The aforementioned objects consisted of a few point sources. For non-point-like (extended) objects, the graphene 4 × 4 pixel array fails to accurately estimate the configuration, given the limited information available from such a small array. To illustrate the possibilities of 3D tracking of a complex object and estimating its orientation, we used a ladybug as an extended object and moved it in a 3D spatial grid of size 8.5 × 8.5 × 45 mm. The grid spacing was 0.85 mm along both x- and y-directions, and 3 mm along z-direction. At each grid point, the object took 8 possible orientations in the x-z plane, with 45° angular separation between neighboring orientations (see experiment details in Supplementary Information 2). We acquired 15,488 high-resolution focal stack images using the CMOS sensor (at two different planes) and trained two convolutional neural networks (CNNs), one to estimate the ladybug’s position and the other for estimating its orientation, with MSE loss and the cross-entropy loss, respectively. Figure 4 shows the results for five test samples. The CNNs correctly classified the orientation of all five samples and estimated their 3D position accurately. For the entire test set, the RMSE along x-, y-, and z-directions is 0.11 mm, 0.13 mm, and 0.65 mm, respectively, and the orientation is classified with 99.35% accuracy. We note that at least two imaging planes are needed to achieve good estimation accuracy along depth (z)-direction: when the sensor at the front position is solely used, the RMSE value along z-direction is 2.14 mm, and when the sensor at the back position is solely used, the RMSE value along z-direction is 1.60 mm.

Fig. 4: 3D extended-object tracking and its orientation estimation using focal stack data collected by a CMOS camera.
figure 4

(a) Results in the x-y-plane perspective and (b) in the x-z-plane perspective. The estimated (true) ladybug’s position and orientation are indicated by green (orange) dots and green (orange) overlaid ladybug images. Note that the ladybug images are not a part of the neural network output and are shown for illustration only.

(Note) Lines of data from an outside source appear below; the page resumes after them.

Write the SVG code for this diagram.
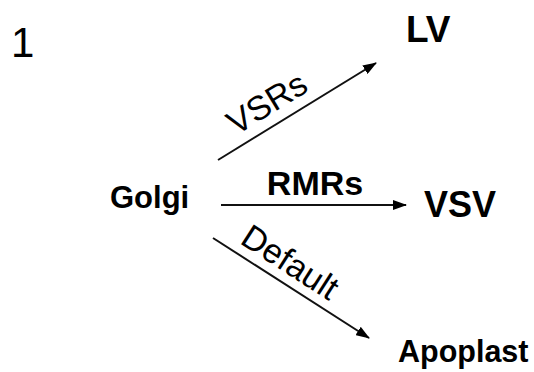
<svg xmlns="http://www.w3.org/2000/svg" width="534" height="372" viewBox="0 0 534 372">
  <style>
    .node { font-family: "Liberation Sans", Arial, sans-serif; font-weight: bold; fill: #000; }
    .lbl { font-family: "Liberation Sans", Arial, sans-serif; font-size: 34px; fill: #000; }
    .edge { stroke: #111; stroke-width: 2; fill: none; marker-end: url(#arrow); }
  </style>
  <defs>
    <marker id="arrow" viewBox="0 0 14 10" refX="13" refY="5" markerWidth="14" markerHeight="10" markerUnits="userSpaceOnUse" orient="auto">
      <path d="M0,0 L14,5 L0,10 Z" fill="#000"/>
    </marker>
  </defs>
  <rect width="534" height="372" fill="#fff"/>

  <text x="11" y="57" font-family="Liberation Sans, Arial, sans-serif" font-size="42" fill="#000">1</text>

  <g id="connectors">
    <line class="edge" x1="218" y1="160" x2="376" y2="63"/>
    <line class="edge" x1="221" y1="205" x2="406" y2="205"/>
    <line class="edge" x1="213" y1="238" x2="369" y2="338"/>
    <text class="lbl" transform="translate(273 113) rotate(-31.5)" text-anchor="middle">VSRs</text>
    <text class="lbl" x="315" y="195" text-anchor="middle" font-weight="bold" font-size="33">RMRs</text>
    <text class="lbl" transform="translate(284 272) rotate(32.8)" text-anchor="middle">Default</text>
  </g>

  <g id="golgi"><text class="node" x="110" y="208" font-size="31">Golgi</text></g>
  <g id="lv"><text class="node" x="406" y="42" font-size="37">LV</text></g>
  <g id="vsv"><text class="node" x="424" y="217" font-size="36">VSV</text></g>
  <g id="apoplast"><text class="node" x="398" y="362" font-size="30.5">Apoplast</text></g>
</svg>
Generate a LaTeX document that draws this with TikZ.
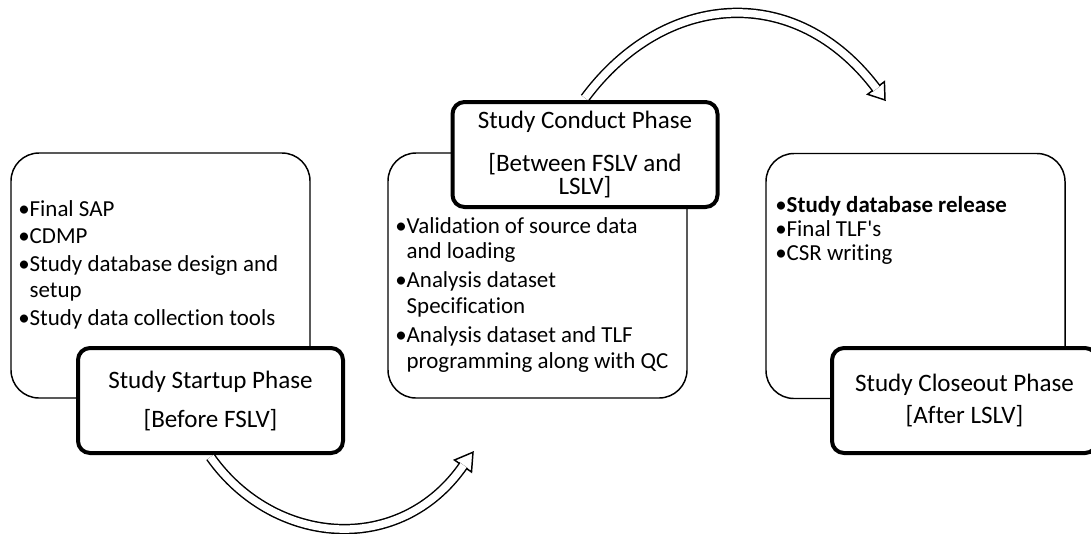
\documentclass[tikz,border=0pt]{standalone}
\usepackage{fontspec}
\setmainfont{Carlito}[Ligatures=CommonOff]

\tikzset{
  phasebox/.style={draw, line width=1.1pt, rounded corners=21pt, minimum width=224.25pt, minimum height=183.75pt, inner sep=0pt},
  labelbox/.style={draw, fill=white, line width=3pt, rounded corners=9pt, minimum width=198.75pt, minimum height=78.75pt, inner sep=0pt, align=center, font=\fontsize{18.8pt}{17.25pt}\selectfont},
  itemtext/.style={anchor=base west, inner sep=0pt, font=\fontsize{17.2pt}{18pt}\selectfont},
  shaft/.style={double, double distance=5.6pt, line width=1.1pt},
  arrowhead/.style={fill=white, line width=1.1pt, line join=miter}
}

\begin{document}
\begin{tikzpicture}[x=0.75pt, y=-0.75pt]
% Canvas
\useasboundingbox (0,0) rectangle (1091,533);
\clip (0,0) rectangle (1091,533);

% Parameters
\def\hang{\phantom{\textbullet}}

% Phase boxes
\node[phasebox] (boxA) at (160.5,275.5) {};
\node[phasebox] (boxB) at (537.5,275.5) {};
\node[phasebox] (boxC) at (915.5,276) {};

% Activities
\foreach \txt/\ypos [count=\i] in {{\textbullet Final SAP}/216, {\textbullet CDMP}/243, {\textbullet Study database design and}/271, {\hang setup}/297, {\textbullet Study data collection tools}/325}
  \node[itemtext] (itemA\i) at (18,\ypos) {\txt};
\foreach \txt/\ypos [count=\i] in {{\textbullet Validation of source data}/233, {\hang and loading}/258, {\textbullet Analysis dataset}/287, {\hang Specification}/313, {\textbullet Analysis dataset and TLF}/342, {\hang programming along with QC}/368}
  \node[itemtext] (itemB\i) at (395,\ypos) {\txt};
\foreach \txt/\ypos [count=\i] in {{\textbullet\textbf{Study database release}}/212, {\textbullet Final TLF\textquotesingle s}/236, {\textbullet CSR writing}/260}
  \node[itemtext] (itemC\i) at (775,\ypos) {\txt};

% Phase labels
\node[labelbox] (labA) at (210.5,400.5) {Study Startup Phase\\[12pt]{[}Before FSLV]};
\node[labelbox] (labB) at (585,154.5) {Study Conduct Phase\\[15pt]{[}Between FSLV and\\LSLV]};
\node[labelbox] (labC) at (964.5,400.5) {Study Closeout Phase\\[6.75pt]{[}After LSLV]};

% Transitions
\coordinate (endA) at (463.6,465.2);
\coordinate (tipA) at (473,452.2);
\draw[arrowhead] (454.5,460) -- (tipA) -- (471.5,472) -- cycle;
\draw[shaft] ([yshift=-1.5pt]labA.south) .. controls (273.5,546) and (400,557) .. (endA);

\coordinate (endB) at (876.6,88.8);
\coordinate (tipB) at (885,100);
\draw[arrowhead] (867.6,94.3) -- (tipB) -- (884.4,81.7) -- cycle;
\draw[shaft] ([yshift=1.5pt]labB.north) .. controls (664,-8.5) and (795.6,-19) .. (endB);

\end{tikzpicture}
\end{document}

Supplementary Fig. 6 describes the CNN architectures and training details.

Discussion

In conclusion, we designed and demonstrated a focal stack imaging system enabled by graphene transparent photodetector arrays and the use of feedforward neural networks. Even with limited pixel density, we successfully demonstrated simultaneous imaging at multiple focal planes, which can be used for 3D tracking of point objects with high speed and high accuracy. Our computer model further proves that such an imaging system has the potential to track an extended object and estimate its orientation at the same time. Future advancements in graphene detector technology, such as higher density arrays and smaller hysteresis enabled by higher quality tunnel barriers, will be necessary to move beyond the current proof-of-concept demonstration. We also want to emphasize that the proposed focal stacking imaging concept is not limited to graphene detectors alone. Transparent (or semi-transparent) detectors made from other 2D semiconductors and ultra-thin semiconductor films can also be implemented as the transparent sensor planes within the focal stacks. The resulting ultra-compact, high-resolution, and fast 3D object detection technology can be advantageous over existing technologies such as LiDAR and light-field cameras. Our work also showcases that the combination of nanophotonic devices, which is intrinsically high-performance but nondeterministic, with machine learning algorithms can complement and open new frontiers in computational imaging.